Jetzt schauen wir mal über den Tellerrand der Luftfahrtbranche hinaus. Welche Branchen sind denn neben den Airlines betroffen?

Also ist habe zum Beispiel gerade gesprochen mit Lufthansa Cargo, die ja der größte deutsche Frachtversender sind, wo sehr viele andere Branchen mit dran hängen. Und die haben mir auch zwei Beispiele genannt, wo es wirklich auch schon dieser Tage für den Verbraucher sehr schnell zu merken sein wird. Schon heute sagen die, wird es in vielen Supermärkten keine exotischen Fische mehr geben, so wie Viktoria-Barsch aus Afrika, ist hier sehr verbreitet. Den wird es heute schon kaum mehr frisch geben, weil der normalerweise eingeflogen wird. Selbes Thema sind frische Blumen, die kommen vor allem aus Ecuador und aus Kenia nach Europa, nach Deutschland.

Leittragende sind ja dort die Produzenten in den entsprechenden Ländern.

Absolut, weil natürlich dort einfach die Sachen auch verrotten. Sie müssen sich überlegen, dass in den Kühlhäusern in Äthiopien, in Kenia, aber auch in Ecuador, hunderttausende, bald Millionen von Rosen liegen, oder auch von Fisch, der bereits in Spezialverpackung mit Trockeneis abgefüllt ist zum Versand nach Europa.

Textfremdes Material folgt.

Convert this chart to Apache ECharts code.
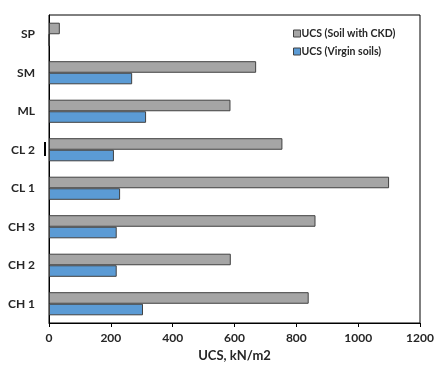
<!DOCTYPE html>
<html><head><meta charset="utf-8">
<script src="https://cdn.jsdelivr.net/npm/echarts@6/dist/echarts.min.js"></script>
<style>html,body{margin:0;padding:0;background:#fff}#c{width:437px;height:367px}</style>
</head><body><div id="c"></div>
<script>
const categories = ['CH 1', 'CH 2', 'CH 3', 'CL 1', 'CL 2', 'ML', 'SM', 'SP'];
const ckdValues = [840, 588, 862, 1100, 755, 587, 670, 35];
const virginValues = [304, 219, 219, 230, 210, 314, 269, 0];
const xTicks = [0, 200, 400, 600, 800, 1000, 1200];
const ckdName = 'UCS (Soil with CKD)';
const virginName = 'UCS (Virgin soils)';

const font = 'Lato, "Open Sans", sans-serif';
const chart = echarts.init(document.getElementById('c'), null, {renderer: 'canvas'});
chart.setOption({
  animation: false,
  grid: {left: 49, right: 17, top: 15, bottom: 44, show: true, borderColor: '#000', borderWidth: 1},
  legend: {
    data: [ckdName, virginName], orient: 'vertical', left: 288, top: 23, itemGap: 7,
    itemWidth: 7, itemHeight: 7, icon: 'rect',
    itemStyle: {borderColor: '#404040', borderWidth: 1},
    textStyle: {fontSize: 10.5, fontWeight: 'bold', color: '#262626', fontFamily: font, padding: [0,0,0,-4]}
  },
  xAxis: {
    type: 'value', min: xTicks[0], max: xTicks[xTicks.length - 1], interval: 200,
    name: 'UCS, kN/m2', nameLocation: 'middle', nameGap: 26,
    nameTextStyle: {fontSize: 13, fontWeight: 'bold', color: '#262626', fontFamily: font},
    axisLine: {show: true, lineStyle: {color: '#000'}},
    axisTick: {show: true, length: 4, lineStyle: {color: '#000'}},
    axisLabel: {fontSize: 12, fontWeight: 'bold', color: '#262626', fontFamily: font, margin: 9,
      formatter: v => String(v)},
    splitLine: {show: false}
  },
  yAxis: {
    type: 'category', data: categories,
    axisLine: {show: true, lineStyle: {color: '#000'}},
    axisTick: {show: false},
    axisLabel: {fontSize: 12, fontWeight: 'bold', color: '#262626', fontFamily: font, margin: 14}
  },
  series: [
    {name: ckdName, type: 'bar', data: ckdValues, barGap: '0%', barCategoryGap: '40%',
      itemStyle: {color: '#a5a5a5', borderColor: '#404040', borderWidth: 1}},
    {name: virginName, type: 'bar', data: virginValues,
      itemStyle: {color: '#5b9bd5', borderColor: '#404040', borderWidth: 1}}
  ],
  graphic: [{type: 'rect', shape: {x: 44, y: 142, width: 2, height: 14}, style: {fill: '#000'}}]
});
</script></body></html>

Und die müssen alle vernichtet werden, weil man sie nicht mehr wegschicken kann. Und niemand weiß im Moment, wann es weitergeht. Lufthansa Cargo hat gestern mit Sondergenehmigung ein paar Flüge gemacht, aber die sagen eben auch, dass ein Großteil ihres Aufkommens, nämlich 50 Prozent dessen, was normalerweise per Luftfracht transportiert wird, wird auf Passagierflügen transportiert, im Frachtraum der Passagiermaschinen. Und da die eben überhaupt nicht fliegen, geht da eben auch gar nichts. Also das kann eine fatale Kette werden, die unter Umständen eine Menge Branchen betrifft. Gar nicht zu vergessen die Tourismusbranche. Auch eine Menge Reiseveranstalter, auch gerade in ferneren Ländern, die auf Tourismus angewiesen sind, die werden genauso bald das ganz massiv merken, wenn es so weiter geht.

Wie sieht es denn aus für Deutschland als Exportnation? Wird ein wesentlicher Teil des Warenverkehrs durch die Luft abgewickelt?

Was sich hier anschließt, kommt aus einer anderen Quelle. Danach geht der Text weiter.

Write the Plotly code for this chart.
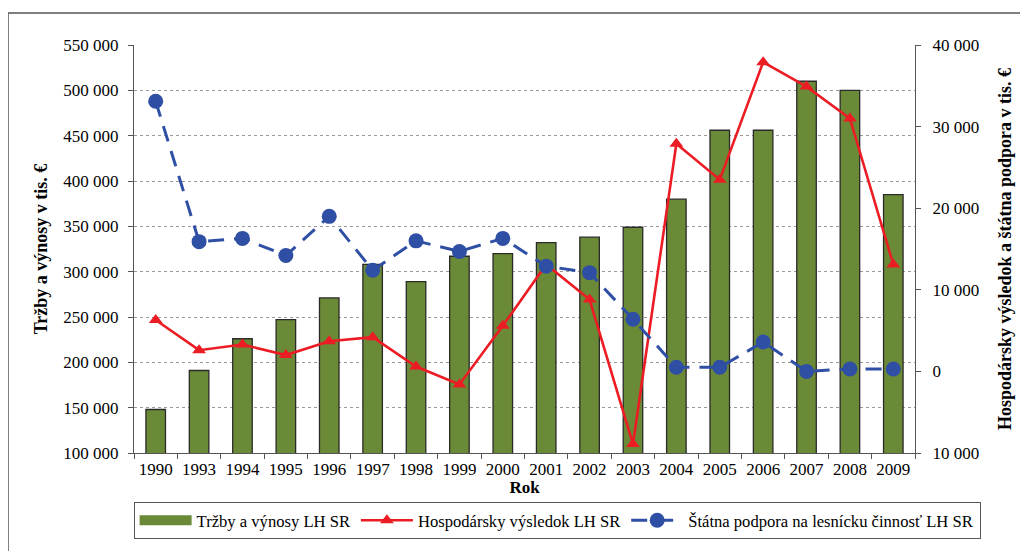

Also der Luftfrachtanteil am Export betrifft 35 Prozent in Deutschland. Das ist natürlich ein relativ hoher Prozentsatz, wobei da natürlich auch sehr viel "just in time-Sachen" betroffen sind, die überhaupt nur versendet werden können, weil sie eben sehr schnell versendet werden können, normalerweise. Wenn das nicht der Fall ist, wird es sicherlich Branchen geben, das reicht sicherlich von Chipherstellern bis zu Pharmaherstellern, die möglicherweise auch ein Problem kriegen, weil sie eben ihre Waren gar nicht mehr an den Mann bringen können in aller Welt, weil es eben keine Alternativen gibt.

Wer sind denn die Gewinner dieser Krise? Die gibt es doch sicherlich auch.

Interessanterweise Anbieter von Geräten und Leitungen für Videokonferenzen. Da war schon letzt Woche die Rede, dass die 40 Prozent Zuwachs verzeichnen. Andere sind zum Beispiel Busreisen-und Mietwagenfirmen, die Bahn sowieso. Also da gibt es sicherlich einige kurzfristige Gewinner.

Gibt es aus Ihrer Sicht ein Art Deadline, einen Stichtag, nach dem dann wirklich unwiderrufbare Entscheidungen fallen?

Nein, das ist sicherlich total individuell, weil es so was noch nie gegeben hat und es auch wirklich sehr schwer ist im Moment einzuschätzen, was es für Auswirkungen mittel- und langfristig haben wird. Es ist aber Tatsache, dass die Airlines schon heute sagen, jetzt schon, heute, Stand am Montag, dass die Auswirkungen auf jeden Fall viel schlimmer sind als sie am 11 September 2001 und danach waren.